But there are two possible sources of incorrectness in this Erlang code:
we don’t know the type of the data associated with case_a, which means we may send wrong data to this process or process the data incorrectly.
case_a may never happen, i.e., no code sends {case_a, ...} to this process.
I like Go channels because they have better correctness guarantee compared to mailboxes in Erlang:
Go channels are protected by the type checker. So programmers get alerted instantly when they try to send an int to a chan bool.
Go channels have to be introduced before use, e.g., via function parameters. In Erlang, I can try to receive a message in receive that nobody ever sends, but I can only receive from channels that are in scope.
I don’t have much experience in both Go and Erlang, so I’d like to know your thoughts.
One of the biggest factors is the ability to send across nodes in a cluster.
In that same vein, you can’t guarantee correctness on the other node of the cluster if updates have been deployed, for example. Similar to making an API call to an outside service that can change. There’s only so much the type checker can actually do.
This is the same argument oriented around static types and there are prices to pay in flexibility when introducing such a thing, moreover in elixir/erlang world we do not use low-level constructs on application layer, we use abstractions like GenServer.

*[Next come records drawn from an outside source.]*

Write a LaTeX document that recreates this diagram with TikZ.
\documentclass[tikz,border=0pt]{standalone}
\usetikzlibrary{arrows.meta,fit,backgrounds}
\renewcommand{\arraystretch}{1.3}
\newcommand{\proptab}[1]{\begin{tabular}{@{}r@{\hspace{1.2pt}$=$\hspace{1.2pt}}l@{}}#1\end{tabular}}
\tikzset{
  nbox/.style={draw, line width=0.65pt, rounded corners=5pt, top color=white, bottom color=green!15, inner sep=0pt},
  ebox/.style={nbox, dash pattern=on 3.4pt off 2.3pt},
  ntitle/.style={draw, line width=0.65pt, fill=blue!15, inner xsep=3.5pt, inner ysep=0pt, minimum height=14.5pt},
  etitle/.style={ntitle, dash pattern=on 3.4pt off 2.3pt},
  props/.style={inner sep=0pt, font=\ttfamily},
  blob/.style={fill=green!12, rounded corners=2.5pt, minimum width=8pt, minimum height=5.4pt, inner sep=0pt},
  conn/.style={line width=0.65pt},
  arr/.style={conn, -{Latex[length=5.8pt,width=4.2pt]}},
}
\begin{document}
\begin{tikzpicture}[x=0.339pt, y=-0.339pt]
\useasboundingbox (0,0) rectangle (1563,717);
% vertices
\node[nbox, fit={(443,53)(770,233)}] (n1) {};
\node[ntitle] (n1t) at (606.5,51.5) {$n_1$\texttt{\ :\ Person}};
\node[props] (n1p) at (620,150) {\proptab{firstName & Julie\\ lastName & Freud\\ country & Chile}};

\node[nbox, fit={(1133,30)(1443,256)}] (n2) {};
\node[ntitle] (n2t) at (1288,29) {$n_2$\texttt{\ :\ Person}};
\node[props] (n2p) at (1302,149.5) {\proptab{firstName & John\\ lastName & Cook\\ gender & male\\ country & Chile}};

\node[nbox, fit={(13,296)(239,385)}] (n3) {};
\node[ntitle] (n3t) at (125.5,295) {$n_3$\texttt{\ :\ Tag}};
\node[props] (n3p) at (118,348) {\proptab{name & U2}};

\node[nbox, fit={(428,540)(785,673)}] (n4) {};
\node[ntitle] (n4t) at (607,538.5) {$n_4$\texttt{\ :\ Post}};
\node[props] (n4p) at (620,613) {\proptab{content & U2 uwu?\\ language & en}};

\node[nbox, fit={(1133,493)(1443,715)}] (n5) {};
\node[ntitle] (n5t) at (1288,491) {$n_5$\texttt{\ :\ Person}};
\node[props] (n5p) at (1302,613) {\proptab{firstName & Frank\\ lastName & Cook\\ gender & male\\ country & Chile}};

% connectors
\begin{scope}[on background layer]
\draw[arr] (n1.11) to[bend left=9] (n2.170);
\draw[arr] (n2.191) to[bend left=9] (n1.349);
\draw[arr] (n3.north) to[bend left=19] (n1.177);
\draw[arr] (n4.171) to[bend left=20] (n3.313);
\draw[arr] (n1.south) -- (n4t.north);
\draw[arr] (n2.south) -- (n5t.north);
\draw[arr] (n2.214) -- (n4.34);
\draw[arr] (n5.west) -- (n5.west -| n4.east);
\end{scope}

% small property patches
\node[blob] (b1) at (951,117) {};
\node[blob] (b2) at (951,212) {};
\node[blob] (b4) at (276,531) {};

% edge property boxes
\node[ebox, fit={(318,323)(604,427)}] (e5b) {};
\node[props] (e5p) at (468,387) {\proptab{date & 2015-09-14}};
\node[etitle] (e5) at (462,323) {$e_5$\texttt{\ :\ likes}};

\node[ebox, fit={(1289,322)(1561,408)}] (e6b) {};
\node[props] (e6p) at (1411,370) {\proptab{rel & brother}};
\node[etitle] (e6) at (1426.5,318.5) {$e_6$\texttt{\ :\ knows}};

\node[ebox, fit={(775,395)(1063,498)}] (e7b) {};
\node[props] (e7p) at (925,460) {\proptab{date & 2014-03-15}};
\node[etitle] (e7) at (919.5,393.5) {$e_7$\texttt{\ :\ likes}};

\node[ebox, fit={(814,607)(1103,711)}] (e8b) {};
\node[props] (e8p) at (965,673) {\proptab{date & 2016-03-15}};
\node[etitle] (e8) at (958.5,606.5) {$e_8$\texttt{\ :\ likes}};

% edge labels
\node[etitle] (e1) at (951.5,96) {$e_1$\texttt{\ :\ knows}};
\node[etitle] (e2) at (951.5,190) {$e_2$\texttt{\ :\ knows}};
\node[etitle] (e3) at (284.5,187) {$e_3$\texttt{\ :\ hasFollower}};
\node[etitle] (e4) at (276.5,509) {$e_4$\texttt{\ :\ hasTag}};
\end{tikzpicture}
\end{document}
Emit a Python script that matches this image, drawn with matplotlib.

Comparing erlang messages to golang channels is like comparing apples to oranges, both in terms of features and in terms on how concurrency is handled with these constructs.
This is very questionable, as things are nowadays, writing code with goroutines and channels is times more error-prone, can have deadlocks, and contains more boilerplate compared to elixir, but at the same time golang aims to be more performant by sacrificing a lot of abstraction.
I don’t really know anything about Go but there is Ergo that was announcement relatively recently that brings Erlang-style abstractions to Go.
As I understand it from having very shallow discussions with Go devs and some people around here, goroutines are kinda like “fire and hope for the best” compared to OTP’s fine-grained control and observability over processes. I mainly wanted to share the ergo project so someone please correct or expand if I’m wrong
This is a purely theoretical danger only. Unless your team is huge then nobody will attempt to use the code incorrectly or send the wrong shape of data.
Such adversarial conditions simply don’t happen in smaller teams (and I’ve never stumbled upon a big Elixir team and I know that even if it exists it is 99% likely it’s not a productive one).
That’s why you can and should put an after block.
Sure. You can also send a value to a closed channel and panic (read: abrupt abort) the program.
I love Golang but it has nasty foot-guns.
This can go both ways. It can be positive because there are many cases when you want to read from several channels – Golang offers you idioms for this (verbose but still readable enough). It can also be a negative because if you want something like an Erlang process (i.e. an actor) you would prefer the goroutine and its channel to be firmly bound to each other – but they aren’t so you end up emulating Erlang anyway (though don’t get me wrong, this is easy enough to do in most cases).
Basically, if you need more flexibility, machine speed and are ready to sacrifice correctness for speed of development – Golang is close to perfect.
If you prefer a more deliberate development with good speed and not a hard requirement to be uber-fast: just use Phoenix.PubSub with Elixir and you’ll be just fine.
I noticed another difference between message passing in Go (via channels) and in Erlang. Sending to a Go channel is a blocking operation — the sender process/goroutine blocks until another goroutine receives from the channel. Whereas in Erlang, sending a message is non-blocking.
I feel non-blocking send is better, but don’t have good arguments. I’d love to know your thoughts on this.
I don’t know Go but according to what you say it looks like this blocking mechanism prevents to flood the receiver with too much message, providing “natural” backpressure.
Process mailboxes are easily flooded and bottlenecks can arise. But it is generally not a problem because we can emulate the blocking mechanism, the most common way being “send and await response”, just as in GenServer.call. But we do have a choice, so more flexibility and more power. The power/responsibility quote would fit well here.